В поезде я сразу почувствовал — что-то неблагополучно. Я прошел в уборную и освободился от всех бумажек, которые при мне были, кроме… наказа. Я считал, что все-таки должен его доставить по назначению, и я запрятал его между кальсонами и носком.
1 июня 1907 г., арест. На Финляндском вокзале я был сейчас же по выходе арестован. Путь в «Кресты» оказался сложным: жандармское вокзальное отделение, ближайший полицейский участок, охранное отделение. Пока я ждал своей участи, через комнату прошел какой-то субъект в темных очках и с рекламными плакатами под мышкой, прошел в кабинет, и я услышал фразу: «четыре дня ездил за ним по Финляндии». Очевидно, речь шла обо мне, но преувеличение было явное.
В «Крестах» я попал во второй корпус в камеру 627. В течение первых дней моего заключения тюрьма была «отбитой», т. е. разрешалось сидеть на окнах и разговаривать. На третий день мне прокричали «627, под вами — новый товарищ; спросите, кто он». Я спросил: оказалось — член Думы Кириенко. Дума была разогнана, фракция арестована, избирательный закон изменен.

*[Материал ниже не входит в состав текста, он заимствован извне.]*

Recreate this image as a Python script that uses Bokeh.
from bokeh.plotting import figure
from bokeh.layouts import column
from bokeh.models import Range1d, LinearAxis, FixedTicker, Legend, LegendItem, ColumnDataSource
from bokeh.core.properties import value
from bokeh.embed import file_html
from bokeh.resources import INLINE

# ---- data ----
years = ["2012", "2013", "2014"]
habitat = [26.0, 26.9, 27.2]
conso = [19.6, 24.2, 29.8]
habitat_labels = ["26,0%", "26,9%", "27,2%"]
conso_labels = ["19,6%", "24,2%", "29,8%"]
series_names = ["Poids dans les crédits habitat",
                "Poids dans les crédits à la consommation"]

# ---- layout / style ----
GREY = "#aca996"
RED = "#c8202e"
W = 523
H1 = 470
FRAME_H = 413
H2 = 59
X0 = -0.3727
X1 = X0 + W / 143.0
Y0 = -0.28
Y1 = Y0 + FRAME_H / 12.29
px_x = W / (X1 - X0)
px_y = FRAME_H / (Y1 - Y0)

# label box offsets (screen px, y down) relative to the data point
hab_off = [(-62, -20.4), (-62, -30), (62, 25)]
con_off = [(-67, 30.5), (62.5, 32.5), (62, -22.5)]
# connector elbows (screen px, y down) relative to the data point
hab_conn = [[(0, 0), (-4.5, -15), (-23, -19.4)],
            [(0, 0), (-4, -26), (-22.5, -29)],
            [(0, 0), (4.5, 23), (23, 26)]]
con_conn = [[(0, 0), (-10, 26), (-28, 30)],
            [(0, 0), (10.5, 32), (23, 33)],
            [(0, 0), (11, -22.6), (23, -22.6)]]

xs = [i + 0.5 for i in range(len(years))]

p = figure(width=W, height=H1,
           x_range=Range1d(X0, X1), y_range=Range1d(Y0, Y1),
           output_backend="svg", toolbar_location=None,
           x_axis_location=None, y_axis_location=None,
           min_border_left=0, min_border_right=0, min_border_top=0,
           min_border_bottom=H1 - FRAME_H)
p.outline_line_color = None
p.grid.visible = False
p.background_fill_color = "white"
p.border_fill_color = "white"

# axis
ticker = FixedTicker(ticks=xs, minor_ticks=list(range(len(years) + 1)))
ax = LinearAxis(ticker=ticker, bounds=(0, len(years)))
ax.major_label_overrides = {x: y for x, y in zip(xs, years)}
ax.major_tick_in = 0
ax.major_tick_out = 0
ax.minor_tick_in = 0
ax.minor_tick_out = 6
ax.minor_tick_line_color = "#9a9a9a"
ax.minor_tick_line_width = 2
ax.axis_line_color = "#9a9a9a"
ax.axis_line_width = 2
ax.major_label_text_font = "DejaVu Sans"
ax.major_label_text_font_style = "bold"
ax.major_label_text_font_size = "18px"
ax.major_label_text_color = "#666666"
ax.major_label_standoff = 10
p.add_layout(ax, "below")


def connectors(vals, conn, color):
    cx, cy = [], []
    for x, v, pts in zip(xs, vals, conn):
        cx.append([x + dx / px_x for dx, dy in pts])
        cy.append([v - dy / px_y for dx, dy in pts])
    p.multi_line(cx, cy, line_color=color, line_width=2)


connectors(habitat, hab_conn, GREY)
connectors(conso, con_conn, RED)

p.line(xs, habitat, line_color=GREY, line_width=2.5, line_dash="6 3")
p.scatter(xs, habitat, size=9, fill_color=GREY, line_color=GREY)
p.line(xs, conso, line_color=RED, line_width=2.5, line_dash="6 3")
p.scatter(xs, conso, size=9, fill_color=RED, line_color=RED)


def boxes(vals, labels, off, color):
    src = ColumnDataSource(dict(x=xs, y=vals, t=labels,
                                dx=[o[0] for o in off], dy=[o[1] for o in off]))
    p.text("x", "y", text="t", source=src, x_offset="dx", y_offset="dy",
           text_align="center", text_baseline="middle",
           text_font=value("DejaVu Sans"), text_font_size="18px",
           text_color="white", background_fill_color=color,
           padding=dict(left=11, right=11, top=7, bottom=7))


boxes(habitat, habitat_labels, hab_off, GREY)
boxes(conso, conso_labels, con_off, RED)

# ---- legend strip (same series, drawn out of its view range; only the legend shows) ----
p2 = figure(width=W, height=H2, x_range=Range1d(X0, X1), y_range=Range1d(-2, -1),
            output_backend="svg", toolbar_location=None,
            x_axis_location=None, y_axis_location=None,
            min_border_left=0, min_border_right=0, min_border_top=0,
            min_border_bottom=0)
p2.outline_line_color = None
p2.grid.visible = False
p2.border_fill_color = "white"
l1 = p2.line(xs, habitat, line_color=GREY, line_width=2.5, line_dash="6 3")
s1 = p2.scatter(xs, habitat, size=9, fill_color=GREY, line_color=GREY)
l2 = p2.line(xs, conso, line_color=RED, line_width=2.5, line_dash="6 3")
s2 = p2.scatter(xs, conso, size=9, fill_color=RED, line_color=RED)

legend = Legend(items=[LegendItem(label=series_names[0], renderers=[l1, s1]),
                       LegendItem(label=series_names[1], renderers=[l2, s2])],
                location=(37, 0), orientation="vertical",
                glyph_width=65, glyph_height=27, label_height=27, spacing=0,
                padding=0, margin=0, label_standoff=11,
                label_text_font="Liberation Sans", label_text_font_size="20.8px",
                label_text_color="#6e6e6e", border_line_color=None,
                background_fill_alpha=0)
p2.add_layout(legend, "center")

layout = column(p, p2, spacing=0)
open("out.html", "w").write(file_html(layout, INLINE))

В этот же вечер было устроено «общее собрание»; каждый оставался, конечно, на своем окне. Речь шла о том, что Столыпин вызвал к себе начальника тюрьмы Иванова и сказал ему: «Думы нет, и можно не стесняться. Стреляйте, если нужно». Таким образом, предвиделись репрессии и «забитость» тюрьмы. Было решено не поддаваться ни на какие провокации и вести себя выдержанно и спокойно.

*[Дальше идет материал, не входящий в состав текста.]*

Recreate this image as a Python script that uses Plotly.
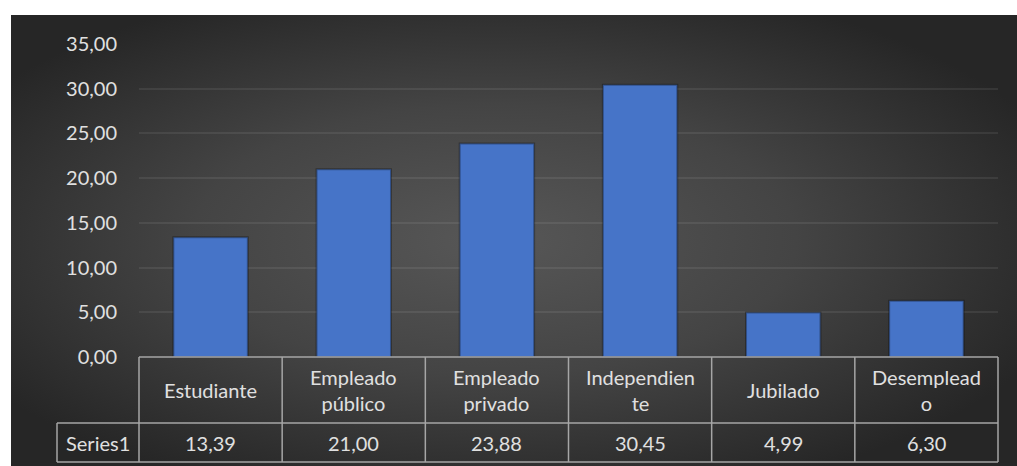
import base64
import plotly.graph_objects as go

# Occupation categories and their share (%)
categories = ["Estudiante", "Empleado público", "Empleado privado",
              "Independiente", "Jubilado", "Desempleado"]
header_labels = ["Estudiante", "Empleado<br>público", "Empleado<br>privado",
                 "Independien<br>te", "Jubilado", "Desemplead<br>o"]
values = [13.39, 21.00, 23.88, 30.45, 4.99, 6.30]
series_name = "Series1"
y_ticks = [0, 5, 10, 15, 20, 25, 30, 35]

W, H = 1017, 466
M_L, M_R, M_T, M_B = 139, 19, 44, 109
PW, PH = W - M_L - M_R, H - M_T - M_B

def px_x(px):
    return (px - M_L) / PW

def px_y(py):
    return (H - M_B - py) / PH

TEXT = "#e0e0e0"
BORDER = "#a6a6a6"
FONT = "Lato"
FS = 20

# Radial dark backdrop for the chart area
svg = (
    '<svg xmlns="http://www.w3.org/2000/svg" width="1006" height="451" '
    'preserveAspectRatio="none" viewBox="0 0 1006 451">'
    '<defs><radialGradient id="g" cx="48%" cy="50%" r="60%">'
    '<stop offset="0%" stop-color="#575757"/>'
    '<stop offset="50%" stop-color="#444444"/>'
    '<stop offset="100%" stop-color="#262626"/>'
    '</radialGradient></defs>'
    '<rect width="1006" height="451" fill="url(#g)"/></svg>'
)
bg_src = "data:image/svg+xml;base64," + base64.b64encode(svg.encode()).decode()

fig = go.Figure()
fig.add_trace(go.Bar(
    x=categories, y=values, name=series_name,
    marker=dict(color="#4674c8", line=dict(color="rgba(0,0,0,0.3)", width=2)),
    hoverinfo="x+y",
))

shapes = []
line = dict(color=BORDER, width=1.5)
n = len(categories)
y_top, y_mid, y_bot = px_y(357), px_y(423), px_y(462)
x_series = px_x(57)
# horizontal table rules
shapes.append(dict(type="line", xref="paper", yref="paper", x0=0, x1=1, y0=y_top, y1=y_top, line=line))
shapes.append(dict(type="line", xref="paper", yref="paper", x0=x_series, x1=1, y0=y_mid, y1=y_mid, line=line))
shapes.append(dict(type="line", xref="paper", yref="paper", x0=x_series, x1=1, y0=y_bot, y1=y_bot, line=line))
# vertical table rules
shapes.append(dict(type="line", xref="paper", yref="paper", x0=x_series, x1=x_series, y0=y_mid, y1=y_bot, line=line))
for i in range(n + 1):
    xv = i / n
    shapes.append(dict(type="line", xref="paper", yref="paper", x0=xv, x1=xv, y0=y_top, y1=y_bot, line=line))

annotations = []
y_head = (y_top + y_mid) / 2
y_val = (y_mid + y_bot) / 2
cell_font = dict(family=FONT, size=FS, color=TEXT)
for cat, lab, v in zip(categories, header_labels, values):
    annotations.append(dict(x=cat, xref="x", y=y_head, yref="paper", text=lab,
                            showarrow=False, font=cell_font,
                            xanchor="center", yanchor="middle"))
    annotations.append(dict(x=cat, xref="x", y=y_val, yref="paper",
                            text=f"{v:.2f}".replace(".", ","),
                            showarrow=False, font=cell_font,
                            xanchor="center", yanchor="middle"))
annotations.append(dict(x=x_series / 2, xref="paper", y=y_val, yref="paper", text=series_name,
                        showarrow=False, font=cell_font,
                        xanchor="center", yanchor="middle"))

fig.update_layout(
    width=W, height=H,
    margin=dict(l=M_L, r=M_R, t=M_T, b=M_B),
    paper_bgcolor="white",
    plot_bgcolor="rgba(0,0,0,0)",
    separators=",.",
    bargap=0.48,
    showlegend=False,
    font=dict(family=FONT, size=FS, color=TEXT),
    shapes=shapes,
    annotations=annotations,
    images=[dict(source=bg_src, xref="paper", yref="paper",
                 x=px_x(11), y=px_y(15), sizex=(W - 11) / PW, sizey=(H - 15) / PH,
                 xanchor="left", yanchor="top", sizing="stretch", layer="below")],
    xaxis=dict(showticklabels=False, showgrid=False, zeroline=False, showline=False,
               range=[-0.5, n - 0.5]),
    yaxis=dict(range=[0, 35], tickvals=y_ticks, tickformat=".2f",
               showgrid=True, gridcolor="rgba(255,255,255,0.075)", gridwidth=1.5,
               zeroline=False, showline=False, ticks="",
               ticklabelstandoff=21,
               tickfont=dict(family=FONT, size=FS, color=TEXT)),
)

fig.write_html("out.html")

Решение было кстати: на следующее утро тюрьма наполнилась солдатами, и из камер «в наказание за разговоры через окно» на две недели удалили все собственные вещи и спальные принадлежности. Моим соседом был Петров, приговоренный к каторге по делу о покушении на в[еликого] к[нязя] Николая Николаевича. Приговор, конечно, состоялся позже; в это время Петров был еще подследственным. Хороший мужественный человек, и мне кажется, что это был будущий коммунист Ф. Н. Петров
[151]. Через некоторое время меня перевели в камеру 551, и в ней я оставался полтора года — до суда
[152].
Те, кто не сидел по тюрьмам, не знают, какие многочисленные возможности имеются [там] для сношений друг с другом и с волей. Довольно скоро ко мне начали просачиваться разные сведения — что Урысон сидел в первом корпусе и был переведен куда-то, что Ярославский сидит во втором корпусе на той же галерее, но в другом конце «Крестов», что была произведена колоссальная облава в столовой Технологического института и во всех окружающих кафе и кухмистерских, что провокатор — несомненно Бродский.

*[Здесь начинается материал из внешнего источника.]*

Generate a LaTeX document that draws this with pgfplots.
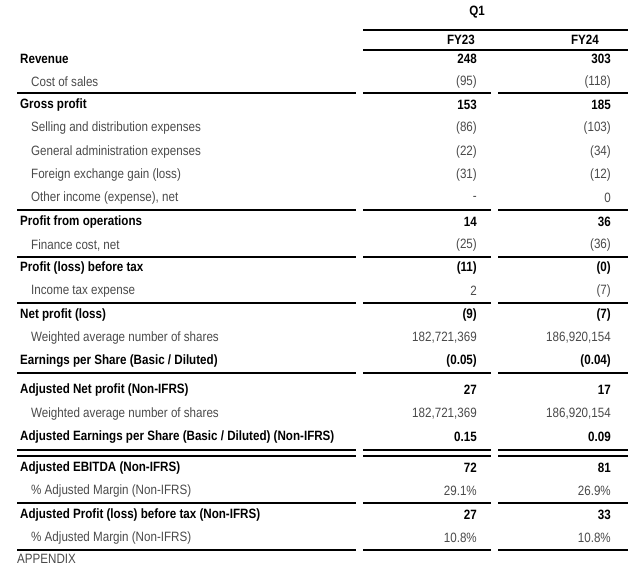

Значительно позже, уже за границей, я узнал, что «Ирина» и «Максим» тоже были провокаторами. И вдруг я нашел у себя на полу записку от Бродского: он сообщал, что сидит в одной из камер поблизости, и плакался, что товарищи относятся к нему с недоверием. Конечно, я поторопился уничтожить записку и не ответил. Сидел ли он на самом деле? Не знаю. Думаю, что нет. По крайней мере, надзиратель Гаспарович, свой человек, бывший член наших военных организаций, ничего о таком заключенном не знал.
Через Гаспаровича я вступил в сношения с Ярославским и с волей. Я написал своим родителям, и в начале июля приехал мой отец. Приблизительно в это же время состоялся первый допрос. Вел его подполковник Николаев, употребляя все жандармские приемы — от мягкости, стакана чая, сочувствия до неожиданных повышений голоса. Обвинение — принадлежность к Петербургской боевой организации, к которой я никогда не имел никакого отношения.
Мой отец решил хлопотать обо мне
[153]. Он нашел какие-то связи, позволившие ему получить аудиенцию у товарища министра внутренних дел, шефа жандармов Курлова
[154]. Этот полицейский генерал решил, по-видимому, пугнуть моего отца: не сводя с него пронзительных глаз, он взял телефон в руки, вызвал прокурора, и спросил обо мне. «Ага, — произнес он вдруг, — хорош мальчик: план Зимнего дворца, план императорской яхты; что еще?» Отец вышел от него ни жив, ни мертв. Когда он, на свидании, воспользовавшись уходом на минуту жандармского офицера, рассказал мне об этом, я расхохотался: у меня никогда не было ничего подобного, и моя квартира не была найдена.